Given request ▸
Lines containing the word "standalone" are to be located and copied.

Data shown ▸
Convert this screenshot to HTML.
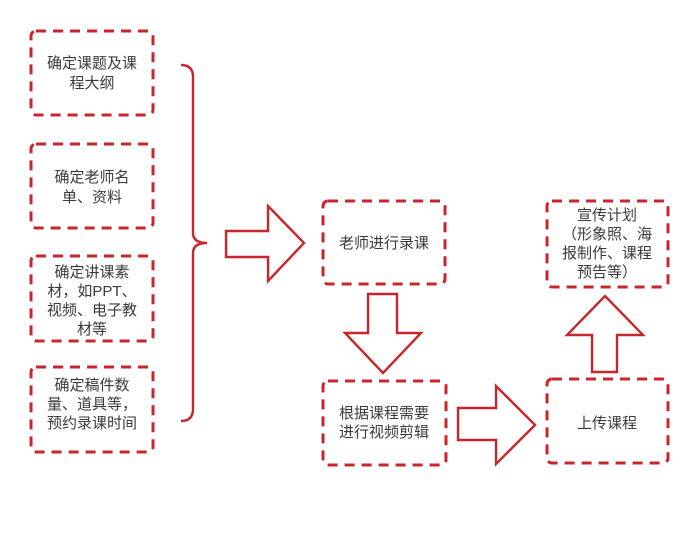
<!DOCTYPE html>
<html><head><meta charset="utf-8"><style>
html,body{margin:0;padding:0;background:#fff;}
svg{display:block;}
text{font-family:"Liberation Sans","Noto Sans CJK SC",sans-serif;font-size:15px;fill:#3a3a3a;text-anchor:middle;}
</style></head><body>
<svg width="700" height="547" viewBox="0 0 700 547">
<g fill="none" stroke="#c8262c" stroke-width="3" stroke-dasharray="10,7">
<rect x="31" y="31" width="122" height="84" rx="5"/>
<rect x="31" y="144" width="122" height="84" rx="5"/>
<rect x="31" y="256" width="122" height="85" rx="5"/>
<rect x="31" y="367" width="122" height="85" rx="5"/>
<rect x="323" y="201" width="122" height="83" rx="5"/>
<rect x="323" y="381" width="123" height="84" rx="5"/>
<rect x="547" y="379" width="121" height="84" rx="5"/>
<rect x="547" y="201" width="121" height="86" rx="5"/>
</g>
<g fill="none" stroke="#c8262c" stroke-width="2.4">
<path d="M181,65 Q193,65 193,77 L193,233 Q193,243 207,243 Q193,243 193,253 L193,409 Q193,421 181,421"/>
<path d="M226,231 L268,231 L268,206 L304,243 L268,281 L268,257 L226,257 Z"/>
<path d="M368,294 L397,294 L397,333 L421,333 L383,373 L345,333 L368,333 Z"/>
<path d="M458,408 L496,408 L496,386 L535,425 L496,464 L496,440 L458,440 Z"/>
<path d="M592,372 L617,372 L617,335 L643,335 L605,296 L567,335 L592,335 Z"/>
</g>
<text x="92" y="68">确定课题及课</text>
<text x="92" y="88">程大纲</text>
<text x="92" y="182">确定老师名</text>
<text x="92" y="202">单、资料</text>
<text x="92" y="277">确定讲课素</text>
<text x="92" y="296">材，如PPT、</text>
<text x="92" y="315">视频、电子教</text>
<text x="92" y="334">材等</text>
<text x="92" y="390">确定稿件数</text>
<text x="92" y="409">量、道具等，</text>
<text x="92" y="428">预约录课时间</text>
<text x="384" y="248">老师进行录课</text>
<text x="384" y="418">根据课程需要</text>
<text x="384" y="437">进行视频剪辑</text>
<text x="607" y="428">上传课程</text>
<text x="607" y="220">宣传计划</text>
<text x="607" y="239">（形象照、海</text>
<text x="607" y="258">报制作、课程</text>
<text x="607" y="277">预告等）</text>
</svg>
</body></html>
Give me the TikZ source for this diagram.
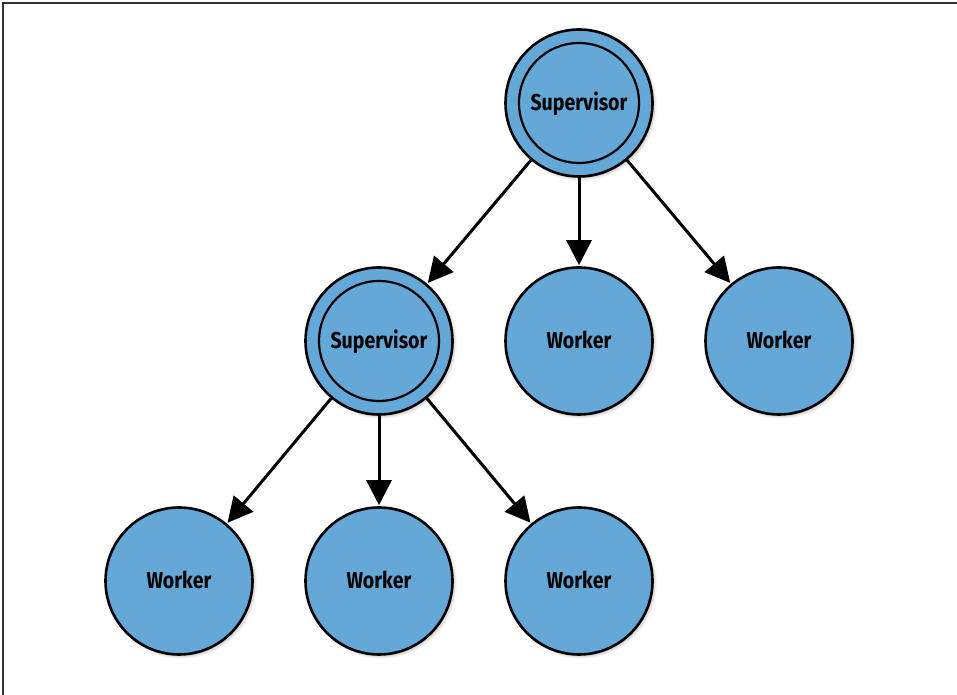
\documentclass[tikz,border=0pt]{standalone}
\usepackage{fontspec}
\newfontfamily\lblfont{Fira Sans}[FakeStretch=0.85]
\usetikzlibrary{arrows.meta,shadows.blur}
\definecolor{nodeblue}{RGB}{100,168,216}
\definecolor{frame}{RGB}{50,50,50}
\tikzset{
  x=1pt,y=1pt,
  base/.style={circle,draw=black,line width=2.6pt,fill=nodeblue,
    minimum size=147pt,inner sep=0pt,text height=15.8pt,text depth=0pt,
    font=\lblfont\bfseries\fontsize{23}{26}\selectfont,
    blur shadow={shadow xshift=2pt,shadow yshift=-2pt,shadow blur radius=3pt,shadow opacity=25}},
  worker/.style={base},
  sup/.style={base,path picture={\draw[line width=2.2pt] (path picture bounding box.center) circle (60pt);}},
  arr/.style={line width=3pt,-{Triangle[length=25pt,width=25pt]},shorten >=1pt},
}
\begin{document}
\begin{tikzpicture}
\useasboundingbox (0,0) rectangle (957,695);
\draw[frame,line width=2pt] (3,0) -- (3,692) -- (957,692);
\node[sup] (s1) at (579,592) {Supervisor};
\node[sup] (s2) at (379,354) {Supervisor};
\node[worker] (w1) at (579,354) {Worker};
\node[worker] (w2) at (779,354) {Worker};
\node[worker] (w3) at (179,114) {Worker};
\node[worker] (w4) at (379,114) {Worker};
\node[worker] (w5) at (579,114) {Worker};
\draw[arr] (s1) -- (s2);
\draw[arr] (s1) -- (w1);
\draw[arr] (s1) -- (w2);
\draw[arr] (s2) -- (w3);
\draw[arr] (s2) -- (w4);
\draw[arr] (s2) -- (w5);
\end{tikzpicture}
\end{document}
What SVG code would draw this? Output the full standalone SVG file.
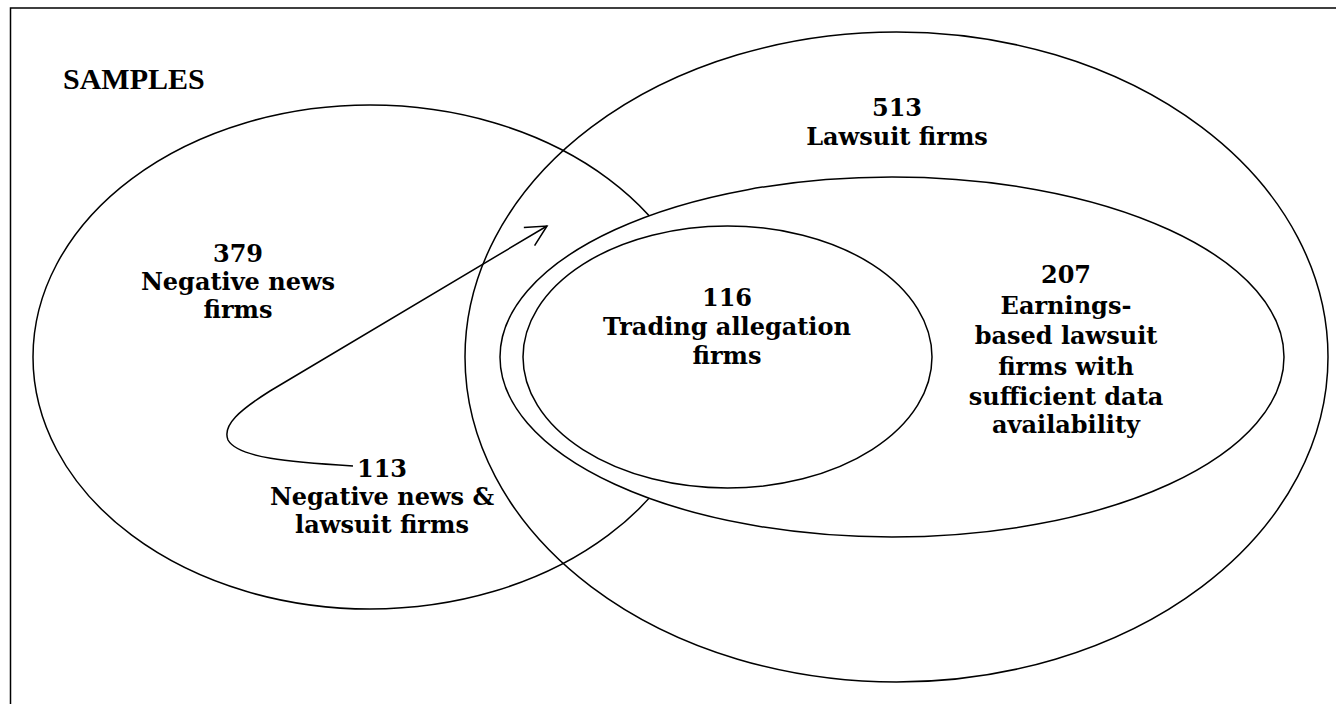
<svg xmlns="http://www.w3.org/2000/svg" width="1336" height="704" viewBox="0 0 1336 704">
<style>
.set{fill:none;stroke:#000;stroke-width:1.5}
.inner{fill:#fff;stroke:#000;stroke-width:1.5}
.t{font-family:"DejaVu Serif","Liberation Serif",serif;font-weight:bold;font-size:24px;fill:#000;text-anchor:middle}
.title{font-family:"Liberation Serif","Times New Roman",serif;font-weight:bold;font-size:30px;fill:#000}
.frame{fill:none;stroke:#000;stroke-width:1.5}
</style>
<defs>
<marker id="arr" markerUnits="userSpaceOnUse" markerWidth="30" markerHeight="30" refX="0" refY="0" viewBox="-25 -15 30 30" orient="auto" overflow="visible">
<path d="M-20.7,-10.5 L0,0 L-20.7,10.5" fill="none" stroke="#000" stroke-width="1.5"/>
</marker>
</defs>
<rect x="10.5" y="8" width="1340" height="720" class="frame"/>
<text x="63" y="89" class="title">SAMPLES</text>
<g id="negative-news">
<ellipse cx="370" cy="357" rx="337" ry="252" class="set"/>
</g>
<g id="lawsuit">
<ellipse cx="896.5" cy="357" rx="431.5" ry="325" class="set"/>
</g>
<g id="earnings-based">
<ellipse cx="892" cy="357" rx="392" ry="180" class="inner"/>
</g>
<g id="trading">
<ellipse cx="727.5" cy="357" rx="204.5" ry="131" class="set"/>
</g>
<g id="labels">
<text class="t" x="238" y="262">379</text>
<text class="t" x="238" y="290">Negative news</text>
<text class="t" x="238" y="318">firms</text>
<text class="t" x="897" y="116">513</text>
<text class="t" x="897" y="145">Lawsuit firms</text>
<text class="t" x="727" y="306">116</text>
<text class="t" x="727" y="335">Trading allegation</text>
<text class="t" x="727" y="364">firms</text>
<text class="t" x="1066" y="283">207</text>
<text class="t" x="1066" y="314">Earnings-</text>
<text class="t" x="1066" y="344">based lawsuit</text>
<text class="t" x="1066" y="375">firms with</text>
<text class="t" x="1066" y="405">sufficient data</text>
<text class="t" x="1066" y="433">availability</text>
<text class="t" x="382" y="477">113</text>
<text class="t" x="382" y="505">Negative news &amp;</text>
<text class="t" x="382" y="533">lawsuit firms</text>
</g>
<g id="connectors">
<path d="M353,466 C290,462 238,458 228,440 C222,425 240,410 270,391 L547,226" fill="none" stroke="#000" stroke-width="1.5" marker-end="url(#arr)"/>
</g>
</svg>
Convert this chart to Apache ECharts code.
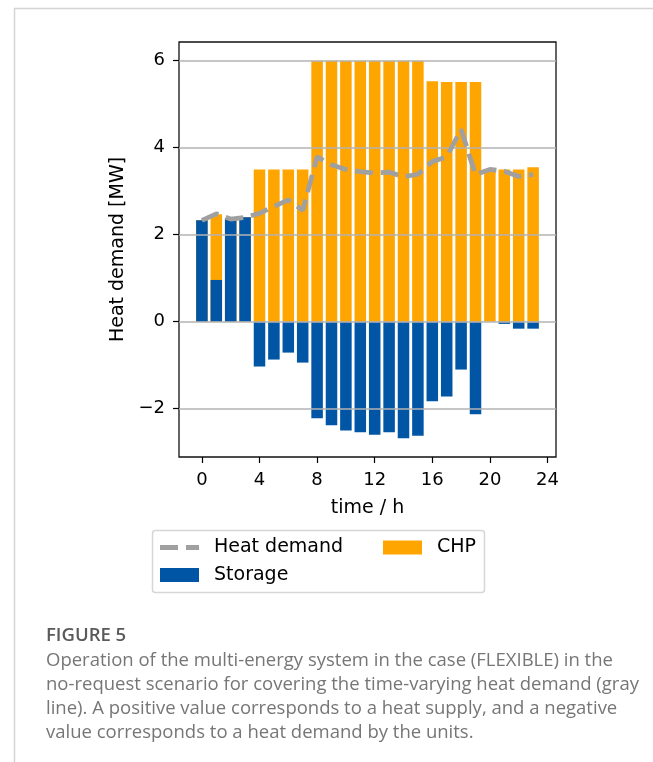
<!DOCTYPE html>
<html>
<head>
<meta charset="utf-8">
<script src="https://cdn.jsdelivr.net/npm/echarts@6/dist/echarts.min.js"></script>
<style>
html,body{margin:0;padding:0;background:#fff;}
#chart{width:653px;height:762px;}
</style>
</head>
<body>
<div id="chart"></div>
<script>
// ---- data ----
const hours = [0,1,2,3,4,5,6,7,8,9,10,11,12,13,14,15,16,17,18,19,20,21,22,23];
const storage = [2.33,0.96,2.38,2.40,-1.03,-0.87,-0.71,-0.94,-2.22,-2.38,-2.50,-2.54,-2.60,-2.54,-2.68,-2.62,-1.83,-1.72,-1.10,-2.13,0.00,-0.05,-0.16,-0.16];
const chp = [0,1.51,0,0,3.50,3.50,3.50,3.50,6.00,6.00,6.00,6.00,6.00,6.00,6.00,6.00,5.53,5.51,5.51,5.51,3.50,3.50,3.50,3.55];
const demand = [2.33,2.48,2.36,2.40,2.49,2.65,2.80,2.56,3.79,3.61,3.50,3.45,3.42,3.44,3.33,3.39,3.68,3.79,4.42,3.38,3.50,3.46,3.34,3.38];
const xTicks = [0,4,8,12,16,20,24];
const yTicks = [-2,0,2,4,6];
const captionTitle = 'FIGURE 5';
const captionLines = [
  'Operation of the multi-energy system in the case (FLEXIBLE) in the',
  'no-request scenario for covering the time-varying heat demand (gray',
  'line). A positive value corresponds to a heat supply, and a negative',
  'value corresponds to a heat demand by the units.'
];

// ---- layout ----
const G = {left:179, top:42, width:377, height:415};
const X = {min:-1.59, max:24.59};
const Y = {min:-3.11, max:6.43};
const pxPerX = G.width/(X.max-X.min);
const barW = 0.8*pxPerX;
const FONT = 'DejaVu Sans';
const minus = v => v<0 ? '\u2212'+Math.abs(v) : String(v);
// CHP sits on top of the positive part of storage
const chpTop = chp.map((c,i)=> c + Math.max(storage[i],0));

const chart = echarts.init(document.getElementById('chart'), null, {renderer:'canvas'});
const capFont = 'Open Sans';
const graphics = [
  {type:'line', shape:{x1:14,y1:8.5,x2:653,y2:8.5}, style:{stroke:'#d4d4d4',lineWidth:1.5}, silent:true},
  {type:'line', shape:{x1:14.5,y1:8,x2:14.5,y2:762}, style:{stroke:'#d4d4d4',lineWidth:1.5}, silent:true},
  {type:'rect', shape:{x:152.5,y:530.5,width:332,height:62,r:3}, style:{fill:'#fff',stroke:'#d6d6d6',lineWidth:1.5}, z:-1, silent:true},
  {type:'text', left:46, top:626, style:{text:captionTitle, font:'600 18.5px "'+capFont+'"', fill:'#5a5a5a'}, silent:true}
];
captionLines.forEach((t,i)=>{
  graphics.push({type:'text', left:46, top:651+24*i, style:{text:t, font:'18.5px "'+capFont+'"', fill:'#767676'}, silent:true});
});

const option = {
  animation:false,
  textStyle:{fontFamily:FONT},
  grid:{left:G.left, top:G.top, width:G.width, height:G.height, show:true, borderColor:'#111', borderWidth:1.3, backgroundColor:'transparent'},
  xAxis:{
    type:'value', min:X.min, max:X.max,
    name:'time / h', nameLocation:'middle', nameGap:42,
    nameTextStyle:{fontSize:19, color:'#000', fontFamily:FONT},
    axisLine:{show:false, onZero:false},
    axisTick:{show:true, length:6, inside:false, customValues:xTicks, lineStyle:{color:'#000', width:1.2}},
    axisLabel:{customValues:xTicks, fontSize:18, color:'#000', margin:14, fontFamily:FONT},
    splitLine:{show:false}
  },
  yAxis:{
    type:'value', min:Y.min, max:Y.max, z:3,
    name:'Heat demand [MW]', nameLocation:'middle', nameGap:45, nameRotate:90,
    nameTextStyle:{fontSize:19, color:'#000', fontFamily:FONT},
    axisLine:{show:false, onZero:false},
    axisTick:{show:true, length:6, inside:false, customValues:yTicks, lineStyle:{color:'#000', width:1.2}},
    axisLabel:{customValues:yTicks, fontSize:18, color:'#000', margin:14, fontFamily:FONT, formatter:minus},
    splitLine:{show:true, lineStyle:{color:'#b3b3b3', width:1.5}}
  },
  legend:[
    {data:[{name:'Heat demand', icon:'path://M0,0H18V5H0Z M26,0H39V5H26Z'}], left:160, top:538, padding:0, itemWidth:39, itemHeight:5,
     textStyle:{fontSize:19, color:'#000', fontFamily:FONT, padding:[0,0,0,10]}},
    {data:[{name:'Storage', icon:'rect'}], left:160, top:565.5, padding:0, itemWidth:39, itemHeight:14,
     textStyle:{fontSize:19, color:'#000', fontFamily:FONT, padding:[0,0,0,10]}},
    {data:[{name:'CHP', icon:'rect'}], left:383, top:538, padding:0, itemWidth:39, itemHeight:14,
     textStyle:{fontSize:19, color:'#000', fontFamily:FONT, padding:[0,0,0,10]}}
  ],
  graphic:graphics,
  series:[
    {name:'CHP', type:'bar', barWidth:barW, barGap:'-100%', z:2,
     itemStyle:{color:'#ffa500'}, data:hours.map((h,i)=>[h, chpTop[i]])},
    {name:'Storage', type:'bar', barWidth:barW, barGap:'-100%', z:2,
     itemStyle:{color:'#0055a4'}, data:hours.map((h,i)=>[h, storage[i]])},
    {name:'Heat demand', type:'line', symbol:'none', z:5, color:'#a0a0a0',
     lineStyle:{color:'#a0a0a0', width:4.8, type:[18,7.8]}, data:hours.map((h,i)=>[h, demand[i]])}
  ]
};
chart.setOption(option);
</script>
</body>
</html>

The reply ▸
\documentclass[tikz,border=0pt]{standalone}
What SVG code would draw this? Output the full standalone SVG file.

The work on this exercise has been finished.